About
We don't stage weddings.
We document them.
The best moments are rarely planned. They happen quietly, in between the timelines and the expectations, and that's the space we are drawn to most.
Most of the work on this site was photographed on the West Coast.
That's because I left East Texas the year I turned twenty-one and spent the next decade building a life with a camera in my hands — across California, Oregon, Washington, Utah, Mexico, and everywhere in between.
Photography found me out there.
It taught me how to pay attention.
How to move quietly through a moment.
How to recognize the difference between a photograph that looks beautiful and one that actually feels like something.
Recently, life brought me home.
I live in Georgetown now, just north of Austin, and Limestone & Light is rooted here in Central Texas — documenting weddings across Austin, the Hill Country, and the back roads in between. The Texas galleries are still being written, and honestly, I'd love for your story to become part of them.
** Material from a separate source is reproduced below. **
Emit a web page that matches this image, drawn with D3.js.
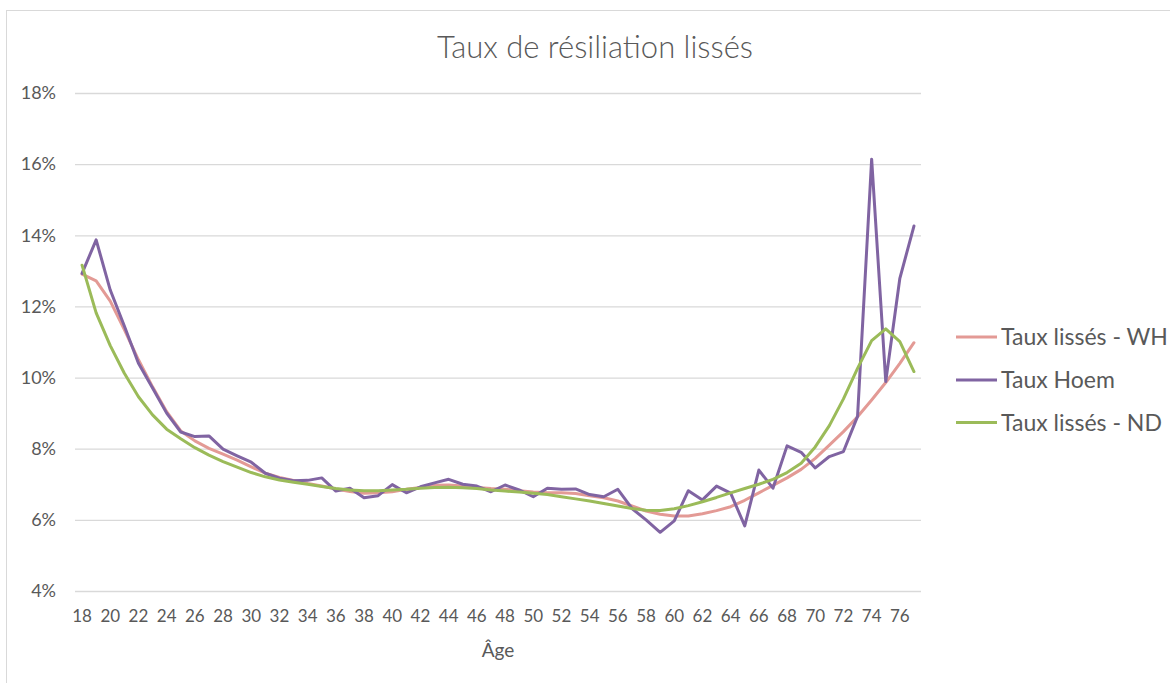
<!DOCTYPE html>
<html lang="fr">
<head>
<meta charset="utf-8">
<title>Taux de résiliation lissés</title>
<script src="https://cdn.jsdelivr.net/npm/d3@7"></script>
<style>
  html, body { margin: 0; padding: 0; background: #ffffff; }
  svg { display: block; font-family: Lato, "Open Sans", sans-serif; }
</style>
</head>
<body>
<svg id="chart" width="1170" height="683"></svg>
<script>
// Âges (axe des catégories)
const ages = d3.range(18, 78);

// Taux lissés par Whittaker-Henderson (%)
const tauxWH = [
  12.91, 12.72, 12.15, 11.35, 10.50, 9.74, 9.04, 8.50, 8.22, 8.01,
  7.85, 7.68, 7.49, 7.31, 7.19, 7.11, 7.02, 6.95, 6.87, 6.80,
  6.75, 6.76, 6.79, 6.86, 6.91, 6.97, 6.98, 6.95, 6.91, 6.88,
  6.86, 6.82, 6.78, 6.76, 6.76, 6.74, 6.68, 6.62, 6.53, 6.39,
  6.25, 6.16, 6.11, 6.11, 6.17, 6.26, 6.37, 6.55, 6.76, 6.97,
  7.18, 7.42, 7.73, 8.10, 8.48, 8.90, 9.37, 9.86, 10.40, 10.98
];

// Taux bruts estimés par Hoem (%)
const tauxHoem = [
  12.93, 13.87, 12.46, 11.45, 10.40, 9.71, 9.00, 8.47, 8.34, 8.36,
  7.99, 7.80, 7.62, 7.31, 7.17, 7.10, 7.11, 7.18, 6.81, 6.89,
  6.62, 6.68, 6.99, 6.76, 6.93, 7.04, 7.14, 7.00, 6.95, 6.79,
  6.98, 6.84, 6.65, 6.89, 6.86, 6.87, 6.71, 6.65, 6.86, 6.32,
  6.00, 5.65, 5.97, 6.82, 6.56, 6.95, 6.75, 5.83, 7.40, 6.89,
  8.08, 7.90, 7.46, 7.78, 7.92, 8.91, 16.14, 9.89, 12.79, 14.26
];

// Taux lissés par noyau discret (%)
const tauxND = [
  13.16, 11.82, 10.90, 10.12, 9.46, 8.95, 8.55, 8.28, 8.03, 7.82,
  7.64, 7.48, 7.33, 7.21, 7.12, 7.06, 7.00, 6.94, 6.88, 6.84,
  6.82, 6.82, 6.84, 6.86, 6.89, 6.91, 6.92, 6.90, 6.88, 6.84,
  6.81, 6.78, 6.75, 6.71, 6.65, 6.59, 6.53, 6.46, 6.39, 6.32,
  6.27, 6.26, 6.31, 6.40, 6.51, 6.63, 6.76, 6.88, 7.00, 7.14,
  7.33, 7.59, 8.05, 8.65, 9.40, 10.26, 11.04, 11.37, 11.01, 10.17
];

// Graduations
const yTicks = [4, 6, 8, 10, 12, 14, 16, 18];
const xTickLabels = ages.filter(a => a % 2 === 0);

const seriesNames = ["Taux lissés - WH", "Taux Hoem", "Taux lissés - ND"];
const seriesColors = ["#e39a95", "#8064a2", "#9bbb59"];
const seriesValues = [tauxWH, tauxHoem, tauxND];

const textColor = "#595959";
const gridColor = "#d9d9d9";

const svg = d3.select("#chart");

// Cadre de la zone de graphique
svg.append("rect")
  .attr("x", 6.5).attr("y", 10.5)
  .attr("width", 1300).attr("height", 800)
  .attr("fill", "#ffffff")
  .attr("stroke", gridColor)
  .attr("stroke-width", 1);

const plot = { left: 75, right: 921, top: 93, bottom: 591 };

const x = d3.scaleBand()
  .domain(ages)
  .range([plot.left, plot.right])
  .padding(0);
const xc = a => x(a) + x.bandwidth() / 2;

const y = d3.scaleLinear()
  .domain([4, 18])
  .range([plot.bottom, plot.top]);

// Titre
svg.append("text")
  .attr("x", 595).attr("y", 58)
  .attr("text-anchor", "middle")
  .attr("fill", textColor)
  .attr("font-size", 31)
  .attr("font-weight", 300)
  .text("Taux de résiliation lissés");

// Quadrillage horizontal
svg.append("g")
  .selectAll("line")
  .data(yTicks)
  .join("line")
  .attr("x1", plot.left).attr("x2", plot.right)
  .attr("y1", d => y(d) + 0.5).attr("y2", d => y(d) + 0.5)
  .attr("stroke", gridColor)
  .attr("stroke-width", 1.3);

// Axe vertical
const yAxis = svg.append("g")
  .attr("transform", "translate(56,0)")
  .call(d3.axisLeft(y).tickValues(yTicks).tickFormat(d => d + "%").tickSize(0).tickPadding(0));
yAxis.select(".domain").remove();
yAxis.selectAll("text")
  .attr("fill", textColor)
  .attr("font-size", 18)
  .attr("font-family", "Lato, 'Open Sans', sans-serif");

// Axe horizontal
const xAxis = svg.append("g")
  .attr("transform", `translate(0,${plot.bottom})`)
  .call(d3.axisBottom(x).tickValues(xTickLabels).tickSize(0).tickPadding(19));
xAxis.select(".domain").remove();
xAxis.selectAll("text")
  .attr("fill", textColor)
  .attr("font-size", 17)
  .attr("font-family", "Lato, 'Open Sans', sans-serif");

// Titre de l'axe horizontal
svg.append("text")
  .attr("x", (plot.left + plot.right) / 2).attr("y", 657)
  .attr("text-anchor", "middle")
  .attr("fill", textColor)
  .attr("font-size", 19)
  .text("Âge");

// Courbes
const line = d3.line()
  .x((d, i) => xc(ages[i]))
  .y(d => y(d));

svg.append("g")
  .selectAll("path")
  .data(seriesValues)
  .join("path")
  .attr("d", d => line(d))
  .attr("fill", "none")
  .attr("stroke", (d, i) => seriesColors[i])
  .attr("stroke-width", 3)
  .attr("stroke-linejoin", "round")
  .attr("stroke-linecap", "round");

// Légende
const legendY = [337, 380, 422.5];
const legend = svg.append("g")
  .selectAll("g")
  .data(seriesNames)
  .join("g")
  .attr("transform", (d, i) => `translate(956,${legendY[i]})`);
legend.append("line")
  .attr("x1", 0).attr("x2", 41)
  .attr("stroke", (d, i) => seriesColors[i])
  .attr("stroke-width", 3);
legend.append("text")
  .attr("x", 45).attr("y", 0)
  .attr("dy", "0.35em")
  .attr("fill", textColor)
  .attr("font-size", 23)
  .text(d => d);
</script>
</body>
</html>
You should probably know about Maria, too.
We met at an LAX bar. I missed a flight while laughing with her. We share the same sense of humor and it was so natural I would have stayed there forever. But she is smarter than me and she got on her plane.
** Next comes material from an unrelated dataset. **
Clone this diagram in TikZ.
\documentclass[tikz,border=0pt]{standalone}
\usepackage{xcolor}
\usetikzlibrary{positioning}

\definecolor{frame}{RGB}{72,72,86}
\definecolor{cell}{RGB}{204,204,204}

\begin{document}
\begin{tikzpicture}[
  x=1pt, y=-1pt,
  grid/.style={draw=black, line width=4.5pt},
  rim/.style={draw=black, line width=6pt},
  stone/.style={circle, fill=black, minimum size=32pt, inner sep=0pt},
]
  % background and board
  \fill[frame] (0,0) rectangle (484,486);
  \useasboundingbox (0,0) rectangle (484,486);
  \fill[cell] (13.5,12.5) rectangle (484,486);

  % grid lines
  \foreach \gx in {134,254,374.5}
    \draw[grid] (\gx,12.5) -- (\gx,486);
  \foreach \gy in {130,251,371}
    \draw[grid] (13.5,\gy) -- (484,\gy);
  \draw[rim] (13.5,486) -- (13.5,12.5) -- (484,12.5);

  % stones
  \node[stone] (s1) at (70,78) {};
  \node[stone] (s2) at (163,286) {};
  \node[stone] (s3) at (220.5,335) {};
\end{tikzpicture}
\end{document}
Nevertheless, here we are.
Now we run Limestone & Light together. She keeps the wheels turning behind the scenes, shoots alongside me when she's here, and makes this business feel a lot more human than it would without her. Part of the year she's home with family in Mexico, so it's not every wedding — but the ones we photograph together are some of my favorites.
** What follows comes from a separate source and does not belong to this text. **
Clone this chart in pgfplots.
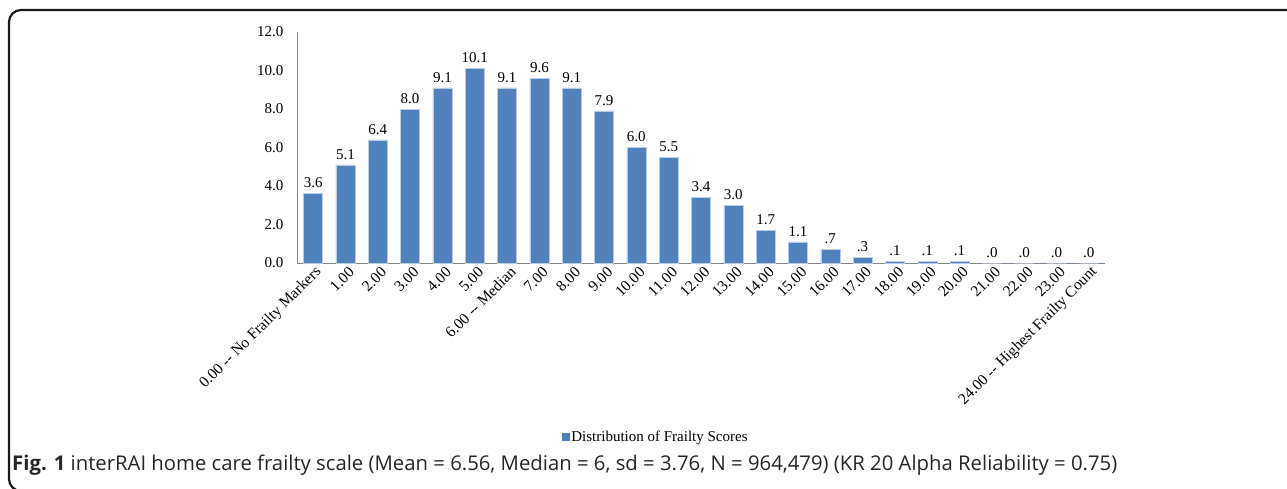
\documentclass[border=0pt]{standalone}
\usepackage{pgfplots}
\pgfplotsset{compat=1.18}
\usepackage{pgfplotstable}
\usepackage{fontspec}
\setmainfont{Liberation Serif}
\newfontfamily\capfont{Open Sans}

\definecolor{barblue}{HTML}{4F81BD}
\definecolor{baredge}{HTML}{B9CDE5}
\definecolor{axisgray}{HTML}{868686}

% frailty score, percent of clients, printed label
\pgfplotstableread{
x  y     lab
0  3.6   3.6
1  5.1   5.1
2  6.4   6.4
3  8.0   8.0
4  9.1   9.1
5  10.1  10.1
6  9.1   9.1
7  9.6   9.6
8  9.1   9.1
9  7.9   7.9
10 6.0   6.0
11 5.5   5.5
12 3.4   3.4
13 3.0   3.0
14 1.7   1.7
15 1.1   1.1
16 0.7   .7
17 0.3   .3
18 0.1   .1
19 0.1   .1
20 0.1   .1
21 0.0   .0
22 0.0   .0
23 0.0   .0
24 0.0   .0
}\frailty

\begin{document}
\begin{tikzpicture}
\useasboundingbox (0pt,0pt) rectangle (1287pt,488pt);
% rounded frame around the figure
\begin{scope}
\clip (0pt,0pt) rectangle (1287pt,488pt);
\draw[line width=2.2pt, black!90, rounded corners=12pt] (1300pt,478pt) -- (9pt,478pt) -- (9pt,-3pt) -- (1300pt,-3pt);
\end{scope}

\begin{axis}[
  at={(297pt,225pt)}, anchor=south west,
  scale only axis, width=808pt, height=231pt,
  xmin=-0.5, xmax=24.5, ymin=0, ymax=12,
  axis x line=bottom, axis y line=left,
  axis line style={axisgray, line width=0.9pt, -},
  ytick={0,2,...,12},
  yticklabel style={/pgf/number format/fixed, /pgf/number format/fixed zerofill,
    /pgf/number format/precision=1, font=\fontsize{15}{17}\selectfont, xshift=-10pt},
  /pgf/number format/assume math mode=true,
  major tick length=0pt,
  xtick=data,
  xticklabels={{0.00 -{}- No Frailty Markers},1.00,2.00,3.00,4.00,5.00,{6.00 -{}- Median},7.00,8.00,9.00,10.00,11.00,12.00,13.00,14.00,15.00,16.00,17.00,18.00,19.00,20.00,21.00,22.00,23.00,{24.00 -{}- Highest Frailty Count}},
  xticklabel style={rotate=45, anchor=east, font=\fontsize{15.5}{17}\selectfont, yshift=-9pt, xshift=3pt},
  ybar, bar width=19pt,
  nodes near coords,
  point meta=explicit symbolic,
  every node near coord/.append style={font=\fontsize{15}{17}\selectfont, yshift=2pt},
  legend style={at={(0.444,-0.753)}, anchor=center, draw=none, fill=none,
    font=\fontsize{15}{17}\selectfont, inner sep=0pt},
  legend image code/.code={\fill[barblue] (0pt,-3.5pt) rectangle (7pt,3.5pt);},
  clip=false,
]
\addplot[fill=barblue, draw=baredge, line width=0.5pt] table[x=x, y=y, meta=lab] {\frailty};
\addlegendentry{Distribution of Frailty Scores}
\end{axis}

\node[anchor=base west, inner sep=0pt, font=\capfont\fontsize{20.3}{23}\selectfont, text=black!85] at (12pt,18pt)
  {\textbf{Fig. 1} interRAI home care frailty scale (Mean = 6.56, Median = 6, sd = 3.76, N = 964,479) (KR 20 Alpha Reliability = 0.75)};
\end{tikzpicture}
\end{document}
The posed portraits matter. Your family will want them, and years from now you'll be glad you have them.
But they've never been the reason we do this.
We care more about the real moments — the way your dad looks at you before the ceremony, the chaos before sunset, the feeling of finally being alone together after everyone else has gone home.
The day as it actually felt.
Unhurried. Honest. And remembered the way it deserves to be.